Dr. Poduska says calcium carbonate is present near oil reservoirs, where atomic order can affect sediment porosity, and it is the main mineral component of many marine organisms, where atomic order can provide information about past ocean climate conditions. It’s also used as a nutritional supplement, where atomic order affects how readily the body absorbs calcium.
“Obviously we can’t take every single kind of calcium carbonate sample to the synchrotron, so what we’re trying to do is develop strategies we can use that can be taken out into the field or done more conveniently on a bench top system,” she said. “The information that we’re gathering, and the ideas we’re presenting, have to be cross checked with other methods. That’s where these experiments at CLS are very unique and helpful. It’s one of the only ways we can check our understanding of the structure of these materials.

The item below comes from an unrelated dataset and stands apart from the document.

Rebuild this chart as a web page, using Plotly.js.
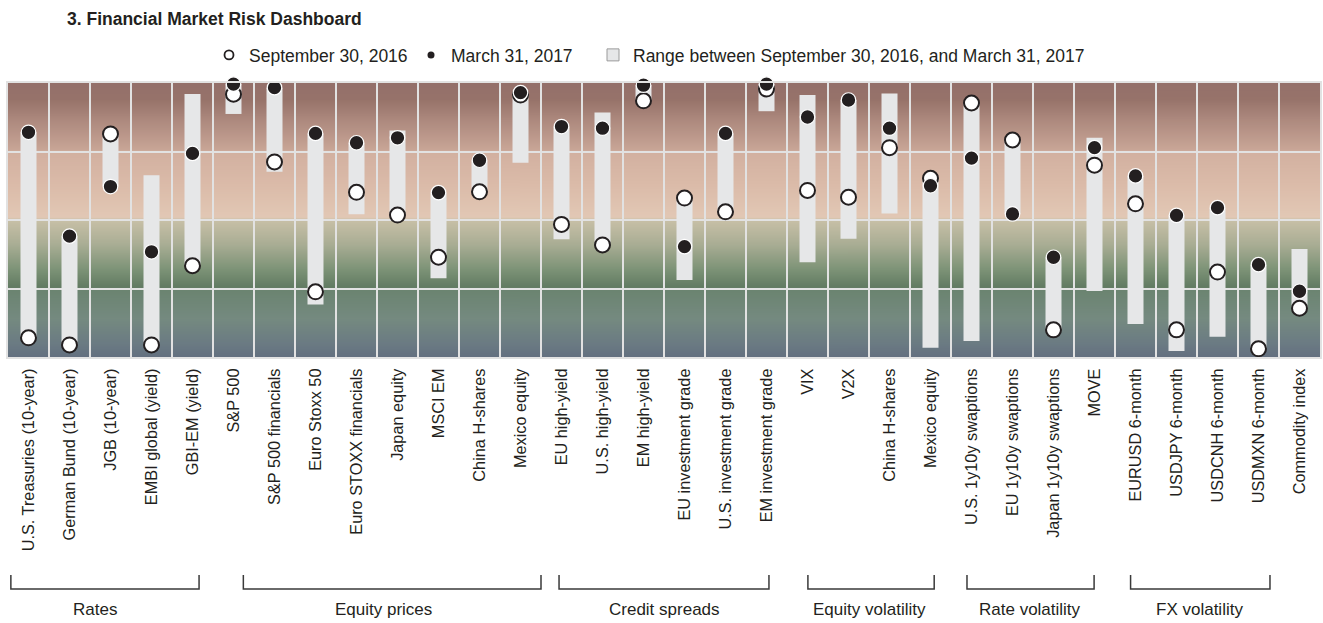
<!DOCTYPE html>
<html>
<head>
<meta charset="utf-8">
<script src="https://cdn.plot.ly/plotly-3.0.1.min.js"></script>
<style>
  html, body { margin: 0; padding: 0; background: #ffffff; }
  #chart { width: 1323px; height: 623px; }
</style>
</head>
<body>
<div id="chart"></div>
<script>
// ---------------- DATA ----------------
const categories = [
  "U.S. Treasuries (10-year)", "German Bund (10-year)", "JGB (10-year)", "EMBI global (yield)", "GBI-EM (yield)",
  "S&P 500", "S&P 500 financials", "Euro Stoxx 50", "Euro STOXX financials", "Japan equity", "MSCI EM",
  "China H-shares", "Mexico equity",
  "EU high-yield", "U.S. high-yield", "EM high-yield", "EU investment grade", "U.S. investment grade", "EM investment grade",
  "VIX", "V2X", "China H-shares", "Mexico equity",
  "U.S. 1y10y swaptions", "EU 1y10y swaptions", "Japan 1y10y swaptions", "MOVE",
  "EURUSD 6-month", "USDJPY 6-month", "USDCNH 6-month", "USDMXN 6-month",
  "Commodity index"
];

// September 30, 2016 (open circles)
const sep2016 = [
  7.0, 4.4, 81.4, 4.4, 33.3,
  95.9, 71.2, 23.8, 60.1, 51.8, 36.4, 60.3, 95.6,
  48.4, 40.9, 93.5, 58.0, 53.0, 97.8,
  60.8, 58.3, 76.4, 65.2,
  92.7, 79.2, 9.9, 70.0,
  55.9, 9.9, 31.0, 3.0,
  17.8
];

// March 31, 2017 (filled circles)
const mar2017 = [
  82.0, 44.1, 62.2, 38.4, 74.3,
  99.6, 98.3, 81.6, 78.2, 80.0, 60.0, 71.8, 96.5,
  84.1, 83.5, 99.2, 40.3, 81.6, 99.6,
  87.6, 93.8, 83.5, 62.5,
  72.6, 52.2, 36.4, 76.4,
  66.1, 51.7, 54.5, 33.7,
  24.0
];

// Range between September 30, 2016, and March 31, 2017
const rangeLow = [
  7.0, 4.4, 62.2, 4.4, 33.3,
  88.7, 67.6, 19.2, 52.1, 51.8, 28.7, 60.3, 70.9,
  43.0, 40.9, 93.5, 28.1, 53.0, 89.7,
  34.6, 43.2, 52.4, 3.4,
  5.8, 52.2, 9.9, 24.1,
  12.0, 2.2, 7.4, 3.0,
  17.8
];
const rangeHigh = [
  82.0, 44.1, 81.4, 66.3, 96.0,
  99.6, 98.3, 81.6, 78.2, 82.7, 60.0, 71.8, 96.5,
  84.1, 89.2, 99.2, 58.0, 81.6, 99.6,
  95.6, 93.8, 96.2, 65.2,
  92.7, 79.2, 36.4, 80.0,
  66.1, 51.7, 54.5, 33.7,
  39.4
];

const groupNames = ["Rates", "Equity prices", "Credit spreads", "Equity volatility", "Rate volatility", "FX volatility"];

const legendNames = ["September 30, 2016", "March 31, 2017", "Range between September 30, 2016, and March 31, 2017"];
const chartTitle = "3. Financial Market Risk Dashboard";

// ---------------- LAYOUT HELPERS (positions, not data) ----------------
const bracketSpans = [[-0.43, 4.16], [5.24, 12.5], [12.94, 18.06], [19.01, 22.09], [22.89, 25.99], [26.88, 30.28]];
const groupLabelX = [1.62, 8.65, 15.5, 20.5, 24.43, 28.57];

const FONT = "'Liberation Sans', Arial, sans-serif";
const INK = "#231f20";

// background gradient drawn on a canvas and placed behind the plot
function gradientURL() {
  const c = document.createElement('canvas');
  c.width = 4; c.height = 548;
  const g = c.getContext('2d');
  const grad = g.createLinearGradient(0, 0, 0, c.height);
  const stops = [
    [0.000, '#94706a'], [0.060, '#97736a'], [0.135, '#ad897e'], [0.245, '#c9a697'],
    [0.250, '#d2b0a0'], [0.370, '#dbbba9'], [0.490, '#e2c8b5'], [0.500, '#c8c0a7'],
    [0.590, '#a9ad94'], [0.680, '#7d9377'], [0.745, '#627b62'], [0.752, '#6b8470'],
    [0.860, '#758a80'], [0.950, '#6b7b83'], [1.000, '#647080']
  ];
  stops.forEach(s => grad.addColorStop(s[0], s[1]));
  g.fillStyle = grad;
  g.fillRect(0, 0, c.width, c.height);
  return c.toDataURL('image/png');
}

const xIdx = categories.map((_, i) => i);

const traces = [
  {
    type: 'bar', x: xIdx, y: rangeHigh.map((h, i) => h - rangeLow[i]), base: rangeLow,
    width: 0.39, marker: { color: '#e6e7e8', line: { width: 0 } },
    showlegend: false, hoverinfo: 'skip'
  },
  {
    type: 'scatter', mode: 'markers', x: xIdx, y: sep2016, cliponaxis: false,
    marker: { symbol: 'circle', size: 15, color: '#ffffff', line: { color: INK, width: 2 } },
    showlegend: false, name: legendNames[0]
  },
  {
    type: 'scatter', mode: 'markers', x: xIdx, y: mar2017, cliponaxis: false,
    marker: { symbol: 'circle', size: 14.5, color: INK, line: { color: '#ffffff', width: 1.2 } },
    showlegend: false, name: legendNames[1]
  },
  // legend-only entries
  {
    type: 'scatter', mode: 'markers', x: [null], y: [null], name: legendNames[0], legendwidth: 157,
    marker: { symbol: 'circle', size: 9, color: '#ffffff', line: { color: INK, width: 1.8 } }
  },
  {
    type: 'scatter', mode: 'markers', x: [null], y: [null], name: legendNames[1], legendwidth: 137,
    marker: { symbol: 'circle', size: 7, color: INK, line: { width: 0 } }
  },
  {
    type: 'bar', x: [null], y: [null], name: legendNames[2],
    marker: { color: '#e6e7e8', line: { color: '#9a9a9a', width: 1 } }
  }
];

const pyToPaper = py => (357 - py) / 274;

const shapes = bracketSpans.map(s => ({
  type: 'path', xref: 'x', yref: 'paper',
  path: `M ${s[0]},${pyToPaper(575)} L ${s[0]},${pyToPaper(589)} L ${s[1]},${pyToPaper(589)} L ${s[1]},${pyToPaper(575)}`,
  line: { color: '#3a3a3a', width: 1.5 }
}));

const annotations = groupNames.map((n, i) => ({
  text: n, xref: 'x', yref: 'paper', x: groupLabelX[i], y: pyToPaper(609),
  xanchor: 'center', yanchor: 'middle', showarrow: false,
  font: { family: FONT, size: 17, color: INK }
}));

const layout = {
  width: 1323, height: 623,
  margin: { l: 8, r: 3, t: 83, b: 266 },
  paper_bgcolor: '#ffffff',
  plot_bgcolor: 'rgba(0,0,0,0)',
  barmode: 'overlay',
  title: {
    text: '<b>' + chartTitle + '</b>',
    x: 67 / 1323, xref: 'container', xanchor: 'left',
    y: 1 - 19 / 623, yref: 'container', yanchor: 'middle',
    font: { family: FONT, size: 17.5, color: INK }
  },
  showlegend: true,
  legend: {
    orientation: 'h', x: (209 - 8) / 1312, xanchor: 'left', y: 1 + (83 - 55) / 274, yanchor: 'middle',
    font: { family: FONT, size: 17.5, color: INK }, bgcolor: 'rgba(0,0,0,0)',
    traceorder: 'normal', itemclick: false
  },
  xaxis: {
    range: [-0.5, 31.5], tickmode: 'array', tickvals: xIdx, ticktext: categories,
    tickangle: -90, ticks: '', showgrid: false, zeroline: false,
    ticklabelstandoff: 3,
    tickfont: { family: FONT, size: 16.3, color: INK },
    minor: { tick0: 0.5, dtick: 1, showgrid: true, gridcolor: '#e2e2e2', gridwidth: 2, ticks: '' },
    showline: true, linecolor: '#e2e2e2', linewidth: 2, mirror: true, fixedrange: true
  },
  yaxis: {
    range: [0, 100], tickmode: 'array', tickvals: [25, 50, 75], showticklabels: false,
    showgrid: true, gridcolor: '#e2e2e2', gridwidth: 2, zeroline: false, ticks: '',
    showline: true, linecolor: '#e2e2e2', linewidth: 2, mirror: true, fixedrange: true
  },
  images: [{
    source: gradientURL(), xref: 'x', yref: 'y', x: -0.5, y: 100, sizex: 32, sizey: 100,
    xanchor: 'left', yanchor: 'top', sizing: 'stretch', layer: 'below'
  }],
  shapes: shapes,
  annotations: annotations,
  hovermode: false
};

Plotly.newPlot('chart', traces, layout, { displayModeBar: false, staticPlot: true });
</script>
</body>
</html>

“It’s like putting together the pieces of a puzzle. We think we have a good approach laid out, but these last pieces help us really understand if our picture makes sense. What’s nice is that we will either get the answers we expected, or if we get an answer we didn’t expect, that means there’s something even more interesting going on in these materials.
Dr. Poduska says the duo collected a huge amount of data from their time at the CLS facility and they are now working on analyzing it.
“We used the X-ray source for three continuous days, took a one-day break and then were back for another four days in a row for the infrared source experiments,” she said. “When you’re trying to keep an experiment running for 72 hours you have to do a lot of planning ahead of time, and you have to be flexible because occasionally things will happen that you don’t anticipate.
“The great thing about CLS is that it’s not just a one shot deal,” she added. “You can apply for up to two years work, which translates into a trip to CLS approximately every six months. We have an opportunity to collect a huge amount of data, see what we might need to change in our experiments in the future, and then go back to analyze different kinds of samples or to address a slightly different question.”
This was Dr. Poduska’s third visit to the CLS facility and she’s already thinking about preparing for her next visit.
“It’s very intense and exhausting, but it’s a great opportunity to do experiments we aren’t be able to do here at Memorial. I highly recommend it,” she said.